For a planar magnetron sputtering target, the magnetic steel is placed behind the target, and magnetic lines passing through the surface of the target to form a magnetic field on the surface of the target. The magnetic field B parallel to the target surface and the electric field E perpendicular to the target surface, they forms a drift field E×B that is parallel to the target surface. The drift field E×B has the function of trapping for electrons, which increases the electron density of the target surface, increases the collision probability of electrons with neutral gas molecules, and strengthens the ionization rate of the sputtering gas, thereby increasing the sputtering rate.
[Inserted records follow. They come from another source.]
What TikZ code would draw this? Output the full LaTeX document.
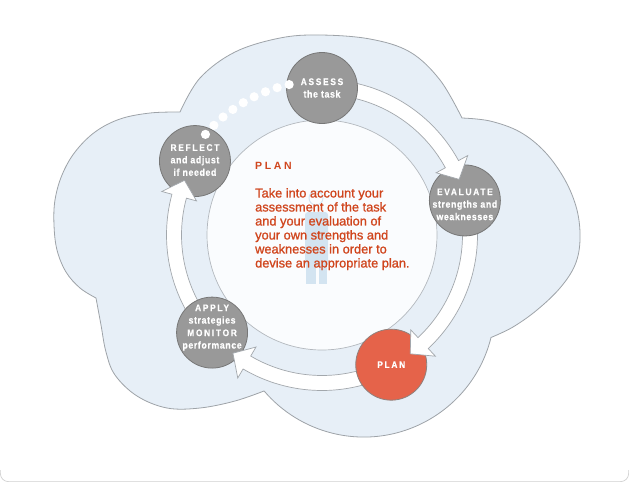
\documentclass[tikz,border=0pt]{standalone}
\usepackage{fontspec}
\setmainfont{Liberation Sans}
\newfontfamily\capsf[LetterSpace=18,FakeStretch=0.88,FakeBold=0.5]{Liberation Sans}
\newfontfamily\lowf[LetterSpace=6,FakeStretch=0.88,FakeBold=0.5]{Liberation Sans}
\newfontfamily\bodyf[FakeBold=1.1]{Liberation Sans}
\newfontfamily\headf[LetterSpace=25]{Liberation Sans}
\definecolor{cloudfill}{HTML}{E7EFF7}
\definecolor{cloudline}{HTML}{9EA3A8}
\definecolor{innerfill}{HTML}{FAFCFE}
\definecolor{innerline}{HTML}{B3B8BE}
\definecolor{bandline}{HTML}{A2A7AC}
\definecolor{nodegray}{HTML}{999999}
\definecolor{nodeline}{HTML}{777777}
\definecolor{planred}{HTML}{E5634A}
\definecolor{planline}{HTML}{8F817D}
\definecolor{txtred}{HTML}{D0461E}
\definecolor{personc}{HTML}{D3E4F1}
\definecolor{framec}{HTML}{CFCFCF}
\newcommand\capline[1]{{\capsf\bfseries\fontsize{9.5}{12.5}\selectfont #1}}
\newcommand\lowline[1]{{\lowf\bfseries\fontsize{10}{12.5}\selectfont #1}}
\newcommand\bandarrow[2]{%
  \filldraw[band] (#1:155.5) arc[start angle=#1, end angle=#2, radius=155.5]
    -- (#2:166) -- ({#2+6.5}:148) -- (#2:130) -- (#2:140.5)
    arc[start angle=#2, end angle=#1, radius=140.5] -- cycle;}
\tikzset{
  cloud/.style={fill=cloudfill, draw=cloudline, line width=0.8pt},
  innerdisc/.style={fill=innerfill, draw=innerline, line width=0.7pt},
  band/.style={fill=white, draw=bandline, line width=0.7pt, line join=miter},
  stage/.style={circle, draw=nodeline, fill=nodegray, line width=0.8pt,
    minimum size=71pt, inner sep=0pt},
  planstage/.style={stage, fill=planred, draw=planline},
  stagetext/.style={inner sep=0pt, text=white, align=center,
    font=\fontsize{10}{12.5}\selectfont},
  dot/.style={fill=white},
}
\begin{document}
\begin{tikzpicture}[x=1pt,y=-1pt]
\useasboundingbox (0,0) rectangle (629,483);
% frame bottom
\draw[framec, line width=0.7pt, rounded corners=8pt] (0.4,470) -- (0.4,481.6) -- (628.6,481.6) -- (628.6,470);
% cloud
\filldraw[cloud]
  plot[smooth, tension=0.6] coordinates {(180,112) (200,78) (235,52) (280,38) (320,35) (370,39) (410,52) (440,80) (462,118)}
  -- plot[smooth, tension=0.6] coordinates {(462,118) (490,121) (520,132) (545,152) (565,180) (577,210) (580,240) (575,265) (560,288) (537,310) (513,327) (491,337.5)}
  arc[start angle=13.9, end angle=139.6, radius=131]
  -- plot[smooth, tension=0.6] coordinates {(264.2,390.9) (235,401) (200,408) (167,408) (137,396) (115,375) (106,352) (101,325) (96,298)}
  -- plot[smooth, tension=0.6] coordinates {(96,298) (80,288) (66,272) (57,250) (54,225) (55,200) (62,175) (75,152) (95,132) (120,119) (150,113) (180,112)}
  -- cycle;
% inner disc
\filldraw[innerdisc] (322,235) circle[radius=115];
% faint person
\draw[personc, line width=0.9pt] (316,198) circle[radius=7];
\fill[personc, rounded corners=3pt] (305,212) rectangle (328,266);
\fill[personc] (306,262) rectangle (315.5,284);
\fill[personc] (318.5,262) rectangle (327,284);
% text
\node[anchor=base west, inner sep=0pt, text=txtred, font=\headf\bfseries\fontsize{10.5}{12}\selectfont] (head) at (255,169) {PLAN};
\node[anchor=north west, inner sep=0pt, text=txtred, align=left, font=\bodyf\fontsize{12.8}{14}\selectfont] (body) at (255,188)
  {Take into account your\\assessment of the task\\and your evaluation of\\your own strengths and\\weaknesses in order to\\devise an appropriate plan.};
% stages and arrows
\begin{scope}[shift={(322,235)}]
  \node[stage] (reflect) at (210.2:147) {};
  \bandarrow{138.4}{195.2}
  \node[stage] (apply) at (138.4:147) {};
  \bandarrow{61.9}{120.5}
  \node[planstage] (plan) at (61.9:147) {};
  \bandarrow{-13.6}{46.9}
  \node[stage] (evaluate) at (-13.6:147) {};
  \bandarrow{-90}{-28.6}
  \node[stage] (assess) at (-90:147) {};
  \foreach \k in {0,...,8} {
    \fill[dot] ({220.8+4.61*\k}:154) circle[radius=4.6];
  }
\end{scope}
% stage labels on top
\node[stagetext] (reflectlbl) at ([yshift=1pt]reflect.center) {\capline{REFLECT}\\\lowline{and adjust}\\\lowline{if needed}};
\node[stagetext] (applylbl) at ([yshift=5pt]apply.center) {\capline{APPLY}\\\lowline{strategies}\\\capline{MONITOR}\\\lowline{performance}};
\node[stagetext] (planlbl) at (plan) {\capline{PLAN}};
\node[stagetext] (evaluatelbl) at ([yshift=-4pt]evaluate.center) {\capline{EVALUATE}\\\lowline{strengths and}\\\lowline{weaknesses}};
\node[stagetext] (assesslbl) at (assess) {\capline{ASSESS}\\\lowline{the task}};
\end{tikzpicture}
\end{document}
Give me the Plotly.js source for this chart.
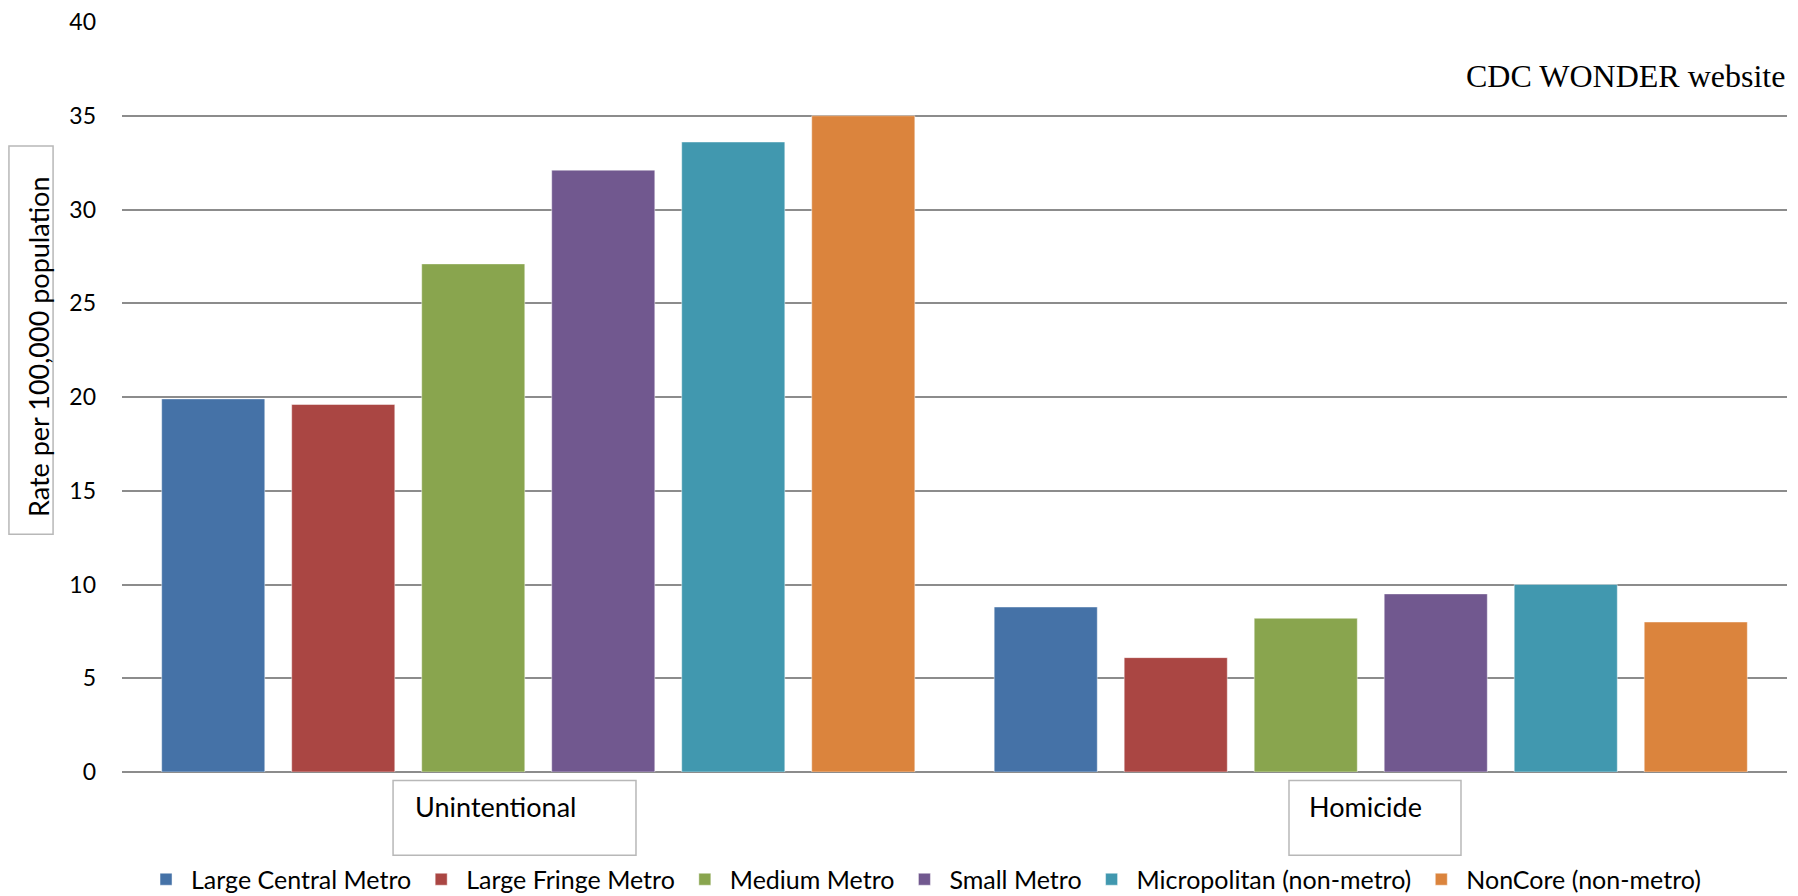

For a typical planar rectangular magnetron sputtering target, the magnetic steel arrangement is shown in Fig.1 (the adjacent magnetic steels have opposite polarities, ie NSN or SNS).
Fig.1 Diagram of magnetic steel layout and magnetic field distribution
The magnetic field line distribution in Fig.1 is calculated by numerical simulation. It can be seen that the area where magnetic field line on the target surface is approximately parallel to the target surface is narrow. Since in the magnetron sputtering system, the sputtering area of the target surface is mainly concentrated in this area where magnetic field line on the target surface is approximately parallel to the target surface. The width of the etched trench becomes narrower as the etch depth increases during the sputtering process. The resulting etch profile is shown in Fig.2.
Fig.2 The etching caused by the usual magnetic steel arrangement
According to the area calculation, the target utilization ratio of the above-mentioned magnetic steel arrangement method is only about 20%. It can be seen that the usual arrangement of magnetic steels makes it difficult to obtain high target utilization rates and deposition rates.